The decision isn't really "consultant or nothing." It's matching the level of help to the level of complexity.

The middle path most owners overlook

Between "$15,000 consultant" and "figure it out alone with Google" sits a third option that didn't really exist a few years ago: structured tools that give you the consultant's deliverables without the consultant's fee.

The core things a consultant produces for a small business — a readiness assessment, a strategy with financials, a vetted and priced tool list, a compliance check, an ROI projection — can now be generated directly, in minutes, grounded in real vendor pricing and benchmark data rather than a generalist's opinion. For the large majority of small businesses whose situations aren't exotic, this captures most of the value of a consultant at a tiny fraction of the cost.

That doesn't replace a specialist when you genuinely need one. It means you stop paying specialist prices for standard work.

A quick decision guide

  • Simple use cases, off-the-shelf tools, clean data, small team → DIY, ideally with a structured tool to choose well.
  • Some complexity, want a real plan but not a $15K invoice → the middle path: a structured strategy + vendor + compliance + ROI workup.
  • Messy data, regulated industry, custom work, high stakes → hire a consultant; it's worth it.

Where Rémis fits

Rémis is built to be that middle path. Instead of a $5K–$50K engagement for a PDF deck in 3–4 weeks, you get a strategy report with real financials, a priced vendor comparison, a per-industry compliance brief, and an ROI simulation — in minutes, grounded in curated pricing and benchmark data, not guesswork. Start with a free readiness audit to see where you stand, or see the plans. And if your situation turns out to be genuinely complex, you'll walk into a consultant conversation already knowing what you need — which makes that engagement cheaper too.

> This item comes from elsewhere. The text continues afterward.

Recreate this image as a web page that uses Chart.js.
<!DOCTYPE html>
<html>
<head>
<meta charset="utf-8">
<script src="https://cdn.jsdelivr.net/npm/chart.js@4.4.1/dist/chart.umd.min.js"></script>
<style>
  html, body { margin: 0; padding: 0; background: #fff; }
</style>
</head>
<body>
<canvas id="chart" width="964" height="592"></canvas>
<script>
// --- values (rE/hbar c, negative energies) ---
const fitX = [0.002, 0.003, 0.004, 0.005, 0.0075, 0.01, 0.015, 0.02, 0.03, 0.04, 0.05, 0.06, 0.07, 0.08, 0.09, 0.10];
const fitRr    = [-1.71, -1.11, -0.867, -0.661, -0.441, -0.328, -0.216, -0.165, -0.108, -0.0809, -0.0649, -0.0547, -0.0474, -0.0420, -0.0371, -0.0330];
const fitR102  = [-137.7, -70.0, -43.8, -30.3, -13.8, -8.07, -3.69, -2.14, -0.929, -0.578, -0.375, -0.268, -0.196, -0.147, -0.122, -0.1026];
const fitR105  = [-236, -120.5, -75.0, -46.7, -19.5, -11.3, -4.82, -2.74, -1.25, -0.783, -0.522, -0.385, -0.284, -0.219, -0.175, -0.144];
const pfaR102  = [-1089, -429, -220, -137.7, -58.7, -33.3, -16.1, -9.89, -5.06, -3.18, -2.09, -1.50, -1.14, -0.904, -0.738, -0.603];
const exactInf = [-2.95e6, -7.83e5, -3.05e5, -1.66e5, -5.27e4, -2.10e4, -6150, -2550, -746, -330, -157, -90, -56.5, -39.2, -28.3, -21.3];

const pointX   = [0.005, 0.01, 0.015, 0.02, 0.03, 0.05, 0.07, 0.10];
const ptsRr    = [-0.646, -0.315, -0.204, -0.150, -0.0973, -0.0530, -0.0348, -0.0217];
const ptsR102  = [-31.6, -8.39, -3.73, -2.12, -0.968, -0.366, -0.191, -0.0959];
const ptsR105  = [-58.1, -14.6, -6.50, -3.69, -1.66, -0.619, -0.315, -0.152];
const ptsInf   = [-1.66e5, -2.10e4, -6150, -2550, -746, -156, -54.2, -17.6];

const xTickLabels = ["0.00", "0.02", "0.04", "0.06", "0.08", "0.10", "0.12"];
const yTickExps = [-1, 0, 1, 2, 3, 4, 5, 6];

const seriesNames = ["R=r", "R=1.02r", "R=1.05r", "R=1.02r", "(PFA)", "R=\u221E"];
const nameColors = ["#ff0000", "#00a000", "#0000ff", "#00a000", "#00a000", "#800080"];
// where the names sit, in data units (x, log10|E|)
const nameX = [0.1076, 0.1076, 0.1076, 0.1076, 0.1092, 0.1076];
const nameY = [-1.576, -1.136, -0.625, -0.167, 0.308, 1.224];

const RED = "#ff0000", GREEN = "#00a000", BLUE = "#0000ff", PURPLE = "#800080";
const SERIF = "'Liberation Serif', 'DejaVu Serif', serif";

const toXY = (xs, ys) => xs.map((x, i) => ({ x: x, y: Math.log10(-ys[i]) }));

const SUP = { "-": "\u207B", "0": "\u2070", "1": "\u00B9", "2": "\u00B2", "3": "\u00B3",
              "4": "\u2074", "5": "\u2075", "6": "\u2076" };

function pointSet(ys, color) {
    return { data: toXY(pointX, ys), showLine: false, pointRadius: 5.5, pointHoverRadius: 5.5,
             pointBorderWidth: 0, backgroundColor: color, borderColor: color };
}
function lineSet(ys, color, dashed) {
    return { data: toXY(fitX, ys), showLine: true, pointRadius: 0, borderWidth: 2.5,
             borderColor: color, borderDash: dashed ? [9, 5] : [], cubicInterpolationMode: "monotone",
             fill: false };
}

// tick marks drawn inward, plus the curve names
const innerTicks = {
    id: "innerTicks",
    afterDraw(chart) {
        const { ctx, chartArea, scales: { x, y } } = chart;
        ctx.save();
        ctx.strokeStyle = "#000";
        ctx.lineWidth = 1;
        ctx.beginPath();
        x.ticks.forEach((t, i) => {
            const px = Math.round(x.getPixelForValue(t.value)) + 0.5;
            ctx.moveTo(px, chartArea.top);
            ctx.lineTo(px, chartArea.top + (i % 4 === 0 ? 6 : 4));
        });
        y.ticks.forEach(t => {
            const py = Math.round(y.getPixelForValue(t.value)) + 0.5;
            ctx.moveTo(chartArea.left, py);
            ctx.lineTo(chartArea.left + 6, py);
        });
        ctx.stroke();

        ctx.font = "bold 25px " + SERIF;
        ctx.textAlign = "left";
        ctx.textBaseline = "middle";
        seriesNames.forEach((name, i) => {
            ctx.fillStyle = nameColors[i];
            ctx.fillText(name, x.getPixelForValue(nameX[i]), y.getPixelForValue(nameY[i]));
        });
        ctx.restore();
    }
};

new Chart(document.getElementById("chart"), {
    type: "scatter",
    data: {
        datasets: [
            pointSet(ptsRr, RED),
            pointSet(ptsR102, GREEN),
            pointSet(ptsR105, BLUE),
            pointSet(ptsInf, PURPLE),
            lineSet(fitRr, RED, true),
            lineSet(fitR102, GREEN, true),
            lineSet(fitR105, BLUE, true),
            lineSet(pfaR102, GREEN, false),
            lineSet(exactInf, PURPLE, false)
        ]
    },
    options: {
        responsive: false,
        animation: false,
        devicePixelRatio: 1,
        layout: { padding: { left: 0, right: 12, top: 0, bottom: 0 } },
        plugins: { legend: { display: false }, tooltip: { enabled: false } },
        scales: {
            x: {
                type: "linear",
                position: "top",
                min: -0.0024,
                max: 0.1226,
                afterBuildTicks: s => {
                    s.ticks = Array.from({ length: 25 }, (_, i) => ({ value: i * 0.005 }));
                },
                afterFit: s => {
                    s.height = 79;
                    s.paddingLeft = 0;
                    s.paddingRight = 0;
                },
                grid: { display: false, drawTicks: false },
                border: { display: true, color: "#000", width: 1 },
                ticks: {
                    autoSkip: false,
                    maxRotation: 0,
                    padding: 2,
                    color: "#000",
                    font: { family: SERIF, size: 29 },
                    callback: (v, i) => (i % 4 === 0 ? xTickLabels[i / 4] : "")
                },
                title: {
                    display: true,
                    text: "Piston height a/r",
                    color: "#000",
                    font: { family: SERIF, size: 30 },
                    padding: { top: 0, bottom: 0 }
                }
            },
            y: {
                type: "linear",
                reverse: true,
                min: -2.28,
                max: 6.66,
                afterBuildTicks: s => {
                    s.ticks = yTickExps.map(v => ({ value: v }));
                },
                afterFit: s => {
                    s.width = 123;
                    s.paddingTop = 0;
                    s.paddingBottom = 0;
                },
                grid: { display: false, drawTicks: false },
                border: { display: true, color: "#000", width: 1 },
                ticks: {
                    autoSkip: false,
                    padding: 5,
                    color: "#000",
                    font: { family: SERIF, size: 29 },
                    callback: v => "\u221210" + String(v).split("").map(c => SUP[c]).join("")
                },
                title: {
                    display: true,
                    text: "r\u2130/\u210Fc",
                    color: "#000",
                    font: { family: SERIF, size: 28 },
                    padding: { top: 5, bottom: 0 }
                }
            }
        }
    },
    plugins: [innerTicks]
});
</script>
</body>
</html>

Frequently asked questions

Does a small business need an AI consultant? Usually only if the situation is complex — messy data across many systems, a regulated industry, custom model work, or high stakes. For common use cases with off-the-shelf tools and reasonably clean data, most small businesses can do it themselves, ideally with a structured tool to choose well.

How much does an AI consultant cost? Typically $200–$350 per hour, or $10,000–$50,000 for a project engagement. Readiness assessments run $2,000–$8,000, strategy and roadmaps $8,000–$25,000, and pilot implementations $15,000–$50,000.

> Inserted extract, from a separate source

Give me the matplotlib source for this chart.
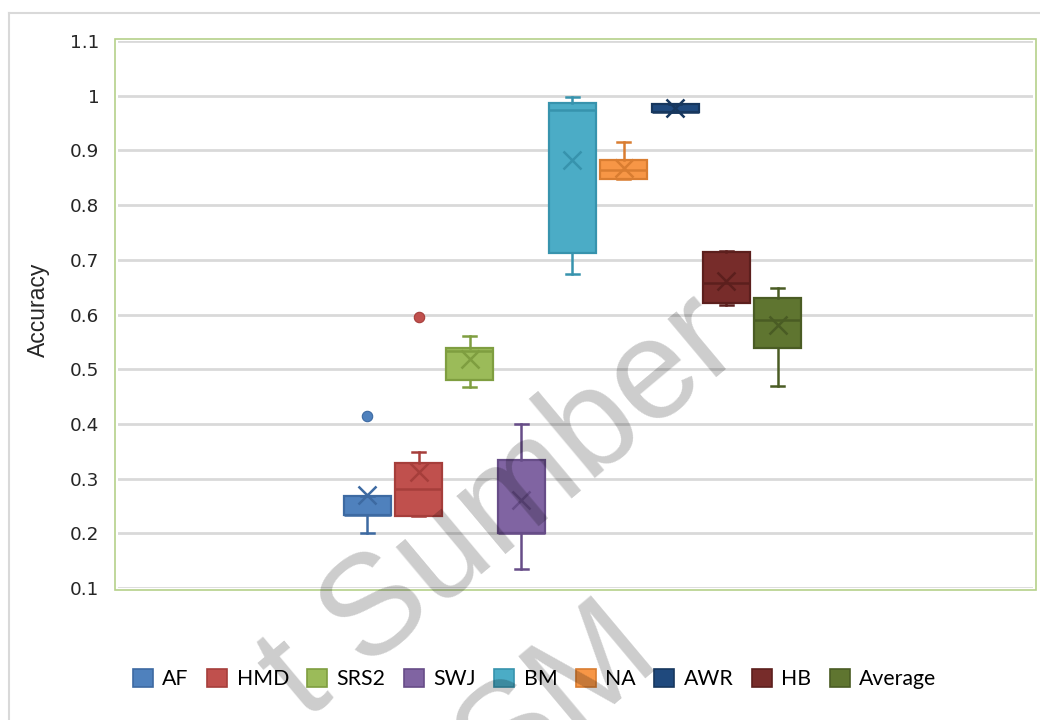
import matplotlib
matplotlib.use("Agg")
import matplotlib.pyplot as plt
from matplotlib.patches import Patch, Rectangle
from matplotlib.lines import Line2D

# Series names and five-number summaries of accuracy per method
labels = ['AF', 'HMD', 'SRS2', 'SWJ', 'BM', 'NA', 'AWR', 'HB', 'Average']
q1 = [0.233, 0.231, 0.481, 0.200, 0.712, 0.848, 0.970, 0.621, 0.539]
median = [0.233, 0.281, 0.533, 0.200, 0.974, 0.865, 0.970, 0.658, 0.590]
q3 = [0.268, 0.328, 0.539, 0.334, 0.986, 0.882, 0.984, 0.715, 0.630]
whisker_low = [0.201, 0.231, 0.467, 0.134, 0.674, 0.848, 0.970, 0.617, 0.470]
whisker_high = [0.268, 0.348, 0.560, 0.400, 0.998, 0.915, 0.984, 0.717, 0.649]
mean = [0.270, 0.312, 0.518, 0.260, 0.882, 0.868, 0.978, 0.662, 0.580]
outliers = [[0.414], [0.595], [], [], [], [], [], [], []]

y_ticks = [0.1, 0.2, 0.3, 0.4, 0.5, 0.6, 0.7, 0.8, 0.9, 1.0, 1.1]
y_ticklabels = ['0.1', '0.2', '0.3', '0.4', '0.5', '0.6', '0.7', '0.8', '0.9', '1', '1.1']

fills = ['#4f81bd', '#c0504d', '#9bbb59', '#8064a2', '#4bacc6',
         '#f79646', '#1f497d', '#772c2a', '#5f7530']
edges = ['#3d6aa2', '#a63e3b', '#7f9e40', '#674d88', '#3793ad',
         '#d97d31', '#17375e', '#5c1f1d', '#4a5c24']

W, H = 1040, 720
fig = plt.figure(figsize=(W / 100, H / 100), dpi=100)

# outer chart frame (top and left edges visible)
fig.add_artist(Line2D([8.5 / W, 1.0], [1 - 12.5 / H] * 2, color='#d9d9d9', lw=1.5))
fig.add_artist(Line2D([8.5 / W] * 2, [0, 1 - 12.5 / H], color='#d9d9d9', lw=1.5))

left, right, top, bottom = 118, 1033, 41, 588
ax = fig.add_axes([left / W, 1 - bottom / H, (right - left) / W, (bottom - top) / H])

# plot-area border in green, slightly outside the gridlines
fig.add_artist(Rectangle((114.5 / W, 1 - 590 / H), (1035.5 - 114.5) / W, (590 - 38.5) / H,
                         transform=fig.transFigure, fill=False, edgecolor='#b5d18a', lw=1.2))

stats = []
for i, name in enumerate(labels):
    stats.append(dict(label=name, q1=q1[i], med=median[i], q3=q3[i],
                      whislo=whisker_low[i], whishi=whisker_high[i],
                      mean=mean[i], fliers=outliers[i]))

spacing = 51.3
positions = list(range(len(labels)))
for i, s in enumerate(stats):
    ec = edges[i]
    ax.bxp([s], positions=[positions[i] - 0.06], widths=0.916, capwidths=0.25,
           patch_artist=True, showmeans=True, showfliers=True,
           boxprops=dict(facecolor=fills[i], edgecolor=ec, linewidth=1.6),
           medianprops=dict(color=ec, linewidth=1.8),
           whiskerprops=dict(color=ec, linewidth=1.8),
           capprops=dict(color=ec, linewidth=1.8),
           meanprops=dict(marker='x', markersize=13, markeredgecolor=ec,
                          markeredgewidth=1.8),
           flierprops=dict(marker='o', markersize=7.5, markerfacecolor=fills[i],
                           markeredgecolor=ec, markeredgewidth=0.8),
           zorder=3)

half = (right - left) / spacing / 2
ax.set_xlim(4 - half, 4 + half)
ax.set_ylim(0.1, 1.1)
ax.set_yticks(y_ticks)
ax.set_yticklabels(y_ticklabels, fontsize=13.2, family='DejaVu Sans', color='#262626')
ax.set_xticks([])
ax.tick_params(axis='y', length=0, pad=13.5)
ax.grid(axis='y', color='#d9d9d9', linewidth=2, zorder=0)
ax.set_axisbelow(True)
for sp in ax.spines.values():
    sp.set_visible(False)

fig.text(38 / W, 1 - 310 / H, 'Accuracy', rotation=90, ha='center', va='center',
         fontsize=16.5, family='Liberation Sans', color='#262626')

handles = [Patch(facecolor=fills[i], edgecolor=edges[i], linewidth=1.2) for i in range(len(labels))]
fig.legend(handles, labels, loc='center', bbox_to_anchor=(534.5 / W, 1 - 679 / H), ncol=9,
           frameon=False, prop=dict(family='Lato', size=15.3), handlelength=0.95,
           handleheight=0.95, handletextpad=0.45, columnspacing=0.85, borderpad=0)

# translucent watermark across the chart
wm = dict(rotation=40, rotation_mode='anchor', ha='left', va='baseline',
          family='Liberation Sans', fontsize=102, color='black', alpha=0.2, zorder=10)
fig.text(305 / W, 1 - 722 / H, 't Sumber', **wm)
fig.text(500 / W, 1 - 795 / H, 'SM', **wm)

fig.savefig('out.png', dpi=100, facecolor='white')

What's the alternative to hiring an AI consultant? Structured tools can now produce the same core deliverables — readiness assessment, strategy with financials, priced vendor list, compliance check, ROI projection — in minutes for a fraction of the cost. For non-complex situations this captures most of a consultant's value far more cheaply.

When is an AI consultant worth the money? When a mistake would be expensive: complex integrations, regulated data, custom builds, or large-team change management. In those cases the fee is cheap insurance against a much bigger loss.